Carlos V viajó a Roma en el año 1536. Entonces estaban bastante avanzadas las obras de la impresionante basílica de San Pedro del Vaticano. El papa Pablo III, en aquel tiempo reinante, recibió al emperador organizándole un desfile triunfal por la colina Capitolina, famosa en tiempos de la antigüedad por haberse alzado en ella el templo principal de la ciudad, dedicado a la triada de Júpiter, Juno y Minerva, dioses protectores del imperio romano. Quería así otorgarle honores y fastos como legítimo sucesor de Julio César y de los demás emperadores de la vieja Roma y de sus pasados glorias. Qué menos, porque Carlos era primero de España, pero quinto de Alemania por ser Kaiser, o sea, César del Sacro Imperio Romano-Germánico.

Maldita la hora en que tuvo la ocurrencia. Como aquel papa era de la prominente y exquisita familia de los Farnesio, no debía saber que la chusma romana llamaba a aquel lugar la colina caprina porque, sin ningún respeto por la historia, ni seguramente conocimiento de ella, llevaban por allí las cabras a pastar. Así que el aparatoso desfile fue una guarrería, que acabaron todos con las finas calzas y los bajos de las túnicas de sedas y damascos perdidos de cagadas esféricas de chivas y de cagarrutas cilíndricas de irascos y cabrones. Vaya asco y vergüenza que pasó Alejandro Farnesio, que así se llamaba el papa antes de serlo. Aquello no podía volver a suceder.

No creo que aquel repugnante percance fuera lo que le impulsó a convocar el concilio de Trento, que dio inicio a la contrarreforma católica y la explosión del arte barroco. Tampoco debió influir mucho en su pulsión a firmar autorizaciones a diestro y siniestro para fundar nuevas órdenes religiosas, como los jesuitas, los capuchinos, los teatinos o las ursulinas, que buenas son que nos llevan de excursión. Menos debió tener que ver con la publicación de la bula por la que prohibió la esclavización de los indios americanos, porque también son hombres y tienen alma, mira tú, aunque fueran salvajes, que los negros ya es otra cosa y de aquella estaba por ver.
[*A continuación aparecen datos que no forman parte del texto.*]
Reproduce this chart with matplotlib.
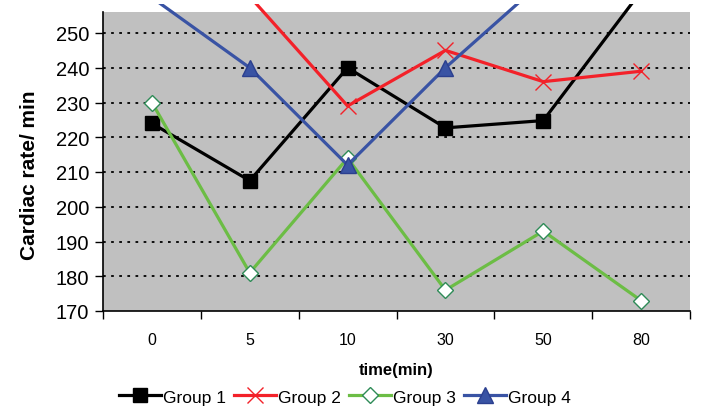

Había que poner remedio a aquella cabronada. Dicho y hecho. Encargó a Miguel Ángel que limpiara, arreglara y urbanizara la colina. Quedó como los chorros del oro, que fue la primera plaza moderna que se diseñó en Roma, erigiendo la plaza del Campidoglio con sus palacios, en los que se ubican hoy los Museos Capitolinos que no hay turista que se pierda retratar.

Hace sesenta años que en la sala de los Horacios y los Curiacios de esos museos se firmaron los Tratados de Roma, que fue el germen del monstruo burocrático que hoy es la Unión Europea. Para la ocasión se han reunido allí mismo los actuales mandamases de los estados que forman este club de países privilegiados del que formamos parte, afortunadamente y a pesar de todo, que a ver si quisiera ser usted de Somalia o de Filipinas.

En el acto conmemorativo de aquellos tratados primigenios han tenido a bien firmar otro documento, que carece de todo valor jurídico porque es una mera declaración. Pero, amigo, su título es de lo que más: "Europa, nuestro destino común". Ahí es nada. No sé por qué me recuerda que José Antonio Primo de Rivera y Sáenz de Heredia, fundador de Falange, definía la nación como "unidad de destino en lo universal". Tremenda coincidencia de vacuidad.

El imperio romano cayó y la colina en que se alzaba el templo principal de sus dioses protectores quedó convertida en una vergonzosa rastrojera. Ahora otros bárbaros andan a las puertas golpeando con bombas o arrollando con camiones. Tal vez ese destino común europeo sean de nuevo las cabras.